▶ **WRITTEN REQUEST**
Take every line from the first down to the line with "first_days = [0, 1, 0, 1, 1]" and set it down exactly, without the pictures.
____________
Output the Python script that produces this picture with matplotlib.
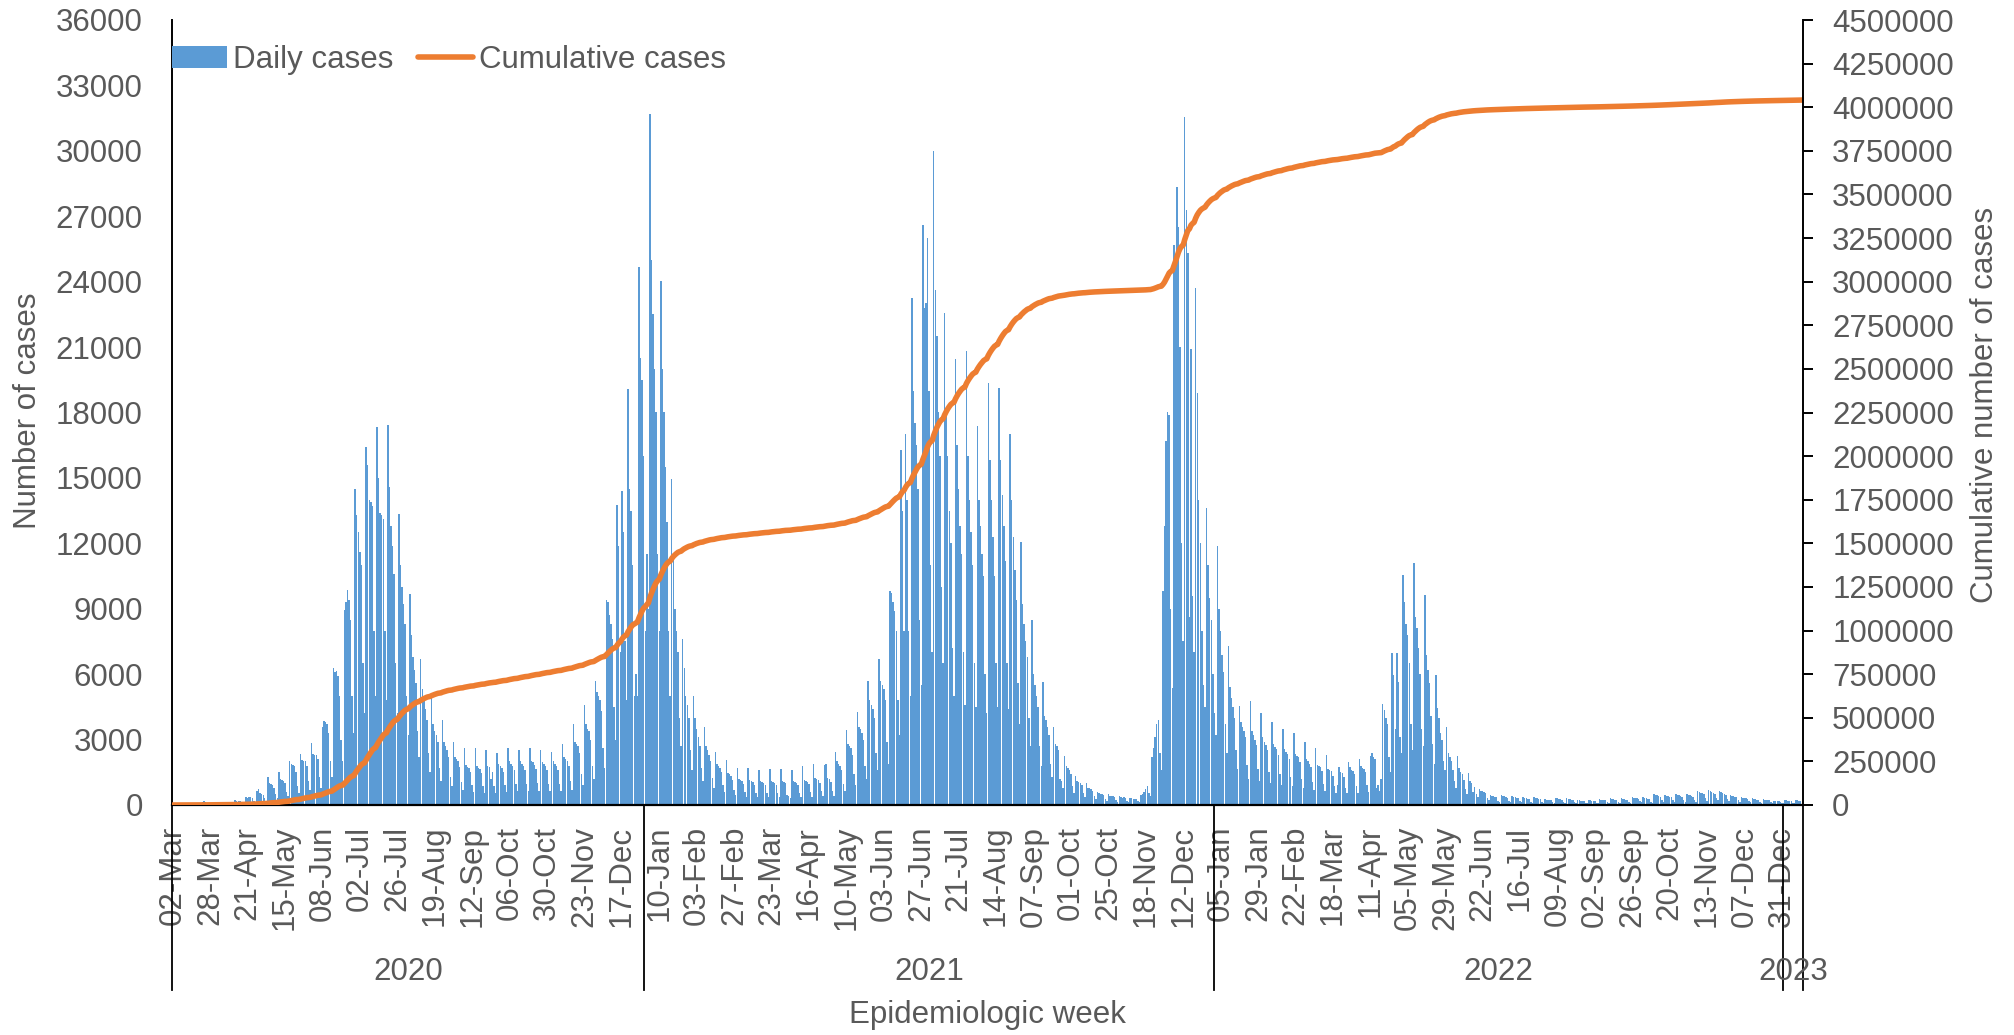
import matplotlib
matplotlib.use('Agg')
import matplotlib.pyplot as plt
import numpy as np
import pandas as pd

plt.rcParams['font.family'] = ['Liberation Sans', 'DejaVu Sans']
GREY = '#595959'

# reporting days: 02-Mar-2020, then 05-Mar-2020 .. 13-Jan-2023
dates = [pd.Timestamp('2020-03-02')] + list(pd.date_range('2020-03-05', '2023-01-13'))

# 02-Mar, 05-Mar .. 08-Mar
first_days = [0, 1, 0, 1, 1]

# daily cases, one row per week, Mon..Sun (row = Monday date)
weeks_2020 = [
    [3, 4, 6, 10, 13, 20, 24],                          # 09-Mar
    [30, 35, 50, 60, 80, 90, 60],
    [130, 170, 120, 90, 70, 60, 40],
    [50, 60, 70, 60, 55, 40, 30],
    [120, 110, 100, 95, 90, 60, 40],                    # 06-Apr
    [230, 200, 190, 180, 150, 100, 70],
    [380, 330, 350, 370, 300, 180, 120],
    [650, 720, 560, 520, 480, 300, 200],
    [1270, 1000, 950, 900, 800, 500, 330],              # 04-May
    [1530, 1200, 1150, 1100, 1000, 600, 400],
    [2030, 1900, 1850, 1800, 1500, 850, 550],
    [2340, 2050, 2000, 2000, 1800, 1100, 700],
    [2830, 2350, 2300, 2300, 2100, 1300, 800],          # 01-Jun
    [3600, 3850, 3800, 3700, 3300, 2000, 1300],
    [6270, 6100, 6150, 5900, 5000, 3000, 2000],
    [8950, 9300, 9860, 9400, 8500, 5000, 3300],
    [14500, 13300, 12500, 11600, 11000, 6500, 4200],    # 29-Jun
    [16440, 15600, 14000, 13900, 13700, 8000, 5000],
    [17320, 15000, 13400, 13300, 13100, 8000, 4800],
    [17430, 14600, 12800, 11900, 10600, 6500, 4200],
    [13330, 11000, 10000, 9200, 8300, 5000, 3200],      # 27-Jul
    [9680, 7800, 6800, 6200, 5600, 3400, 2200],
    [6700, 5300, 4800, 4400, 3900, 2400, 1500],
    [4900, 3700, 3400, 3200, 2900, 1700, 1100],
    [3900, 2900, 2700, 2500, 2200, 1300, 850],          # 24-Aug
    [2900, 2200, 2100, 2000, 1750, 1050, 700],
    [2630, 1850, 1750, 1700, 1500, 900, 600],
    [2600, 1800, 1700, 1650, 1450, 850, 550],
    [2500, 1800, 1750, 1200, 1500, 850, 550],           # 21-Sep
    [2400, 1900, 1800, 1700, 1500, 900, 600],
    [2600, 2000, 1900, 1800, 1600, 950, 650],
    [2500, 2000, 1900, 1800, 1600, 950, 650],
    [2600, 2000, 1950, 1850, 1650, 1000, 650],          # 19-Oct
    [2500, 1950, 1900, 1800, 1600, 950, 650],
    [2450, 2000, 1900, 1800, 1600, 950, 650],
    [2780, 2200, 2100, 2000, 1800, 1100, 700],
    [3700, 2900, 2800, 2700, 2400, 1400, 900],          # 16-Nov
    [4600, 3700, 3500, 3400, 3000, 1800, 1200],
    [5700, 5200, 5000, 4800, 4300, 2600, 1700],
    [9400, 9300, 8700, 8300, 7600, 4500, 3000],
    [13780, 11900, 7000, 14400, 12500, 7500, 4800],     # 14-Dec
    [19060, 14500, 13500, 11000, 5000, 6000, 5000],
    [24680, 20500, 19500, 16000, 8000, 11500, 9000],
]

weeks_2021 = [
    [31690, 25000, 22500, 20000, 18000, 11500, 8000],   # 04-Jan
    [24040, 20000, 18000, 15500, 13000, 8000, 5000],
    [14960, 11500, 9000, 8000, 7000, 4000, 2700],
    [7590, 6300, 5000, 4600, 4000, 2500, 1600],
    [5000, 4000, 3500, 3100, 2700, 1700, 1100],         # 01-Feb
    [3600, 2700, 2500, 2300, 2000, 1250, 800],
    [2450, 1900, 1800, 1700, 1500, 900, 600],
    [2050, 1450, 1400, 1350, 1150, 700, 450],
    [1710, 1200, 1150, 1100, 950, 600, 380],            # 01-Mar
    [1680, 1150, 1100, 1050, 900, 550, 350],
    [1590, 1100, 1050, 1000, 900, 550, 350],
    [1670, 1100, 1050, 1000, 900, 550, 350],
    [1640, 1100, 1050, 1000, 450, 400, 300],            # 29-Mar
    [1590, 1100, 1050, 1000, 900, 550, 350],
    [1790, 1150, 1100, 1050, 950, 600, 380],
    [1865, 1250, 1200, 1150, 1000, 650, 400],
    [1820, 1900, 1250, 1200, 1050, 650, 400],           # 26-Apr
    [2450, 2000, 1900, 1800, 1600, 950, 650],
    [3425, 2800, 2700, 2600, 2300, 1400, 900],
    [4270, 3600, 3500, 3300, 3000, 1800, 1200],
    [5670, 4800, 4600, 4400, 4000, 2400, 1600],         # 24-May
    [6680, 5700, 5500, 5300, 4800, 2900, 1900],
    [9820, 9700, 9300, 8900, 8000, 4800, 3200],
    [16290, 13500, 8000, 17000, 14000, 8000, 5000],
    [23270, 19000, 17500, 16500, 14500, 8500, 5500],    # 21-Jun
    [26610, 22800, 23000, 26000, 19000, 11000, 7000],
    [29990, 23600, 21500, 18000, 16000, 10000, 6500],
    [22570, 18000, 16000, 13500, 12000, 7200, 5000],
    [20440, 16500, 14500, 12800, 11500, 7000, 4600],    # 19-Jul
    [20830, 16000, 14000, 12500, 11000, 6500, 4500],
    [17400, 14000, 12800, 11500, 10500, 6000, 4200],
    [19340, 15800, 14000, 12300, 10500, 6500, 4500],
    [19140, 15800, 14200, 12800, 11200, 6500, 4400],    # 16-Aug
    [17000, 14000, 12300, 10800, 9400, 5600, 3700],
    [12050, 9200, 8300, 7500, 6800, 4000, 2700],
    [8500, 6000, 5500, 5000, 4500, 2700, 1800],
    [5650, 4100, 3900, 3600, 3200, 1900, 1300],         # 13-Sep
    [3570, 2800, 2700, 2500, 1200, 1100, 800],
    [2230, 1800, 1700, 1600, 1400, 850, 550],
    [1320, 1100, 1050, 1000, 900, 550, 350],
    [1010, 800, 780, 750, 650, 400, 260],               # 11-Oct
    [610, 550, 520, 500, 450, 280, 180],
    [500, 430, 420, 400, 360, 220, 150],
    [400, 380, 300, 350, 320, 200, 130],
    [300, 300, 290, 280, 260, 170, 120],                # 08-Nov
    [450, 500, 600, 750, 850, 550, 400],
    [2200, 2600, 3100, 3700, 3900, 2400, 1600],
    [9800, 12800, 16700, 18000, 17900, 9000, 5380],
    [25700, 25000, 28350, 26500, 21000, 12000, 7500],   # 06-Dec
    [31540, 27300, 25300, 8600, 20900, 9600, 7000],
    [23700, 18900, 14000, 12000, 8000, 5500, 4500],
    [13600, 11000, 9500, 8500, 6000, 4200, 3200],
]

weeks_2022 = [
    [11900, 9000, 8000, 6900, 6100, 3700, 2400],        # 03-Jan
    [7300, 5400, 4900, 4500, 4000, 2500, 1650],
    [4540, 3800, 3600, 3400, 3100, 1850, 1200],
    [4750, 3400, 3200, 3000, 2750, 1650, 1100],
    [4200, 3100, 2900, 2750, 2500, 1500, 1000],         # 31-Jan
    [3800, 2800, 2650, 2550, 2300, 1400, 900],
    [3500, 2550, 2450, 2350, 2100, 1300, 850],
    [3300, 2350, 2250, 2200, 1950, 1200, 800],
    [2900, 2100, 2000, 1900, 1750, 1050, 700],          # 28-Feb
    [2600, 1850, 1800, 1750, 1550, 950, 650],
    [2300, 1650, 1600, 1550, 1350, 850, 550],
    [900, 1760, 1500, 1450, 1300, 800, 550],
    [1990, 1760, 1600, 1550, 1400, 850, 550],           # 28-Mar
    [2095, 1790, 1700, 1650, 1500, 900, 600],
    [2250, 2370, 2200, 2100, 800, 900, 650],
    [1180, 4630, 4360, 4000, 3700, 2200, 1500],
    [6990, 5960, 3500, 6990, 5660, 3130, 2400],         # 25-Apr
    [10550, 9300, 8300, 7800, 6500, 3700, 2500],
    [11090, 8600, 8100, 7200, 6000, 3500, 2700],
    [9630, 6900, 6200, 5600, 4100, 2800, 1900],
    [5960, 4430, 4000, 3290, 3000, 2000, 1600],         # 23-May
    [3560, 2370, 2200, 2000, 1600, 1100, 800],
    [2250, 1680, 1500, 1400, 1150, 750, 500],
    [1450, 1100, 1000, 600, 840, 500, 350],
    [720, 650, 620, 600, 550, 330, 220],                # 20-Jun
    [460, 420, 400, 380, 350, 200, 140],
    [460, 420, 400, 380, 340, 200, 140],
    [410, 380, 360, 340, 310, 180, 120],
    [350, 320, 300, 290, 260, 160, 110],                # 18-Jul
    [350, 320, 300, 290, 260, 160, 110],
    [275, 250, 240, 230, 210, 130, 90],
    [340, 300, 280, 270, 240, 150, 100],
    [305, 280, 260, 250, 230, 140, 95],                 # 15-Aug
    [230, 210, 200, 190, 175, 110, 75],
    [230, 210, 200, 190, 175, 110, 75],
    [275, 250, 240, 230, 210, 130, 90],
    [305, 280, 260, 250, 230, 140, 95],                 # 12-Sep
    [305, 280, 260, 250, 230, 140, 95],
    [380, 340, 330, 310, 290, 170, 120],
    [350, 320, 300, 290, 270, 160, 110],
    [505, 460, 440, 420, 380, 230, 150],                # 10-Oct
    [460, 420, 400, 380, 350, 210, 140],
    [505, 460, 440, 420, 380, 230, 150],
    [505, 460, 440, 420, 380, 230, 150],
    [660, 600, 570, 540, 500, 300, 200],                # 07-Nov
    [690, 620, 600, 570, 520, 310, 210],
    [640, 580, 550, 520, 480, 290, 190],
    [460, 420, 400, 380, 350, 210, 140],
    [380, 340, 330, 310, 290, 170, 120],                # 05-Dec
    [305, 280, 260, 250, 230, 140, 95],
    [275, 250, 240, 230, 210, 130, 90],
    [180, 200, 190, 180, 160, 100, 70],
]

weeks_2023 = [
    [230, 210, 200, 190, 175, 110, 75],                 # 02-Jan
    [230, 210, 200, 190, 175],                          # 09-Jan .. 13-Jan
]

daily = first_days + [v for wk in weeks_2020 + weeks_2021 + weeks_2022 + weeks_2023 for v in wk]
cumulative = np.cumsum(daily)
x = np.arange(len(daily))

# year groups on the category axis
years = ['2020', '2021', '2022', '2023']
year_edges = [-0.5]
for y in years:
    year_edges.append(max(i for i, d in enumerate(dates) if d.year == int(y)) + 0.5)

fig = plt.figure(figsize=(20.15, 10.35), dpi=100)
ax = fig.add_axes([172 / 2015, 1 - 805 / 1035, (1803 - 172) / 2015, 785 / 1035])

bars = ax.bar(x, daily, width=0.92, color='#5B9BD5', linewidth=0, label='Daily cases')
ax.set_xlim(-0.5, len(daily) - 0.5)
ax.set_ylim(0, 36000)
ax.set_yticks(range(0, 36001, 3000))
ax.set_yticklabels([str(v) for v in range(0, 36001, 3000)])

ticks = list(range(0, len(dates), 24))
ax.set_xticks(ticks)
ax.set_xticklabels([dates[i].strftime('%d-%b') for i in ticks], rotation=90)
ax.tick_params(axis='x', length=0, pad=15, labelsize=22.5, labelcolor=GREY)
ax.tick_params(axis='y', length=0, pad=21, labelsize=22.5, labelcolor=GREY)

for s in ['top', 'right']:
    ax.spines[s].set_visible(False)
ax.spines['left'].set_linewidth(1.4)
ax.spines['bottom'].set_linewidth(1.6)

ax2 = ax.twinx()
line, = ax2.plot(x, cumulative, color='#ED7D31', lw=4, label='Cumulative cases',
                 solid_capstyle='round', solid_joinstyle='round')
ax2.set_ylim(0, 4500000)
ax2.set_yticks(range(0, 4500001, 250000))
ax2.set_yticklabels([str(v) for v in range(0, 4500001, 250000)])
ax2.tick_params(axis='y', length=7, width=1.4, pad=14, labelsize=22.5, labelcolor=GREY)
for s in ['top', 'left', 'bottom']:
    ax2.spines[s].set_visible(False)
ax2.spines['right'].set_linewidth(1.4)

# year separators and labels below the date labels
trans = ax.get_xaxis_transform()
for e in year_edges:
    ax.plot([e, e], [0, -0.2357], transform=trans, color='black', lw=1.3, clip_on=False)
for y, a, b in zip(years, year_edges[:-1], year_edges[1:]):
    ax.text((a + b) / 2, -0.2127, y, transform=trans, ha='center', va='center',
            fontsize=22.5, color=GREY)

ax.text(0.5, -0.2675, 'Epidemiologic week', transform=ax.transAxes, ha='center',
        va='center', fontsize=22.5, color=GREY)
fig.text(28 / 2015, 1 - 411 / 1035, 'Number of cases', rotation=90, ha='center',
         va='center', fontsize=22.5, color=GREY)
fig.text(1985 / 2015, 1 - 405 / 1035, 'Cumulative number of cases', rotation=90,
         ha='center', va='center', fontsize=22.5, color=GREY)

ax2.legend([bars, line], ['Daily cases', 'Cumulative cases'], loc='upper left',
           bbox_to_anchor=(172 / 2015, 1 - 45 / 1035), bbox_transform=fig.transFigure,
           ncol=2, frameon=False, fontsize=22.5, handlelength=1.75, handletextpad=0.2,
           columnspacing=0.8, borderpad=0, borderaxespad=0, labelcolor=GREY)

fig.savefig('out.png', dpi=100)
____________
▶ **WRITTEN ANSWER**
Output the Python script that produces this picture with matplotlib.
import matplotlib
matplotlib.use('Agg')
import matplotlib.pyplot as plt
import numpy as np
import pandas as pd

plt.rcParams['font.family'] = ['Liberation Sans', 'DejaVu Sans']
GREY = '#595959'

# reporting days: 02-Mar-2020, then 05-Mar-2020 .. 13-Jan-2023
dates = [pd.Timestamp('2020-03-02')] + list(pd.date_range('2020-03-05', '2023-01-13'))

# 02-Mar, 05-Mar .. 08-Mar
first_days = [0, 1, 0, 1, 1]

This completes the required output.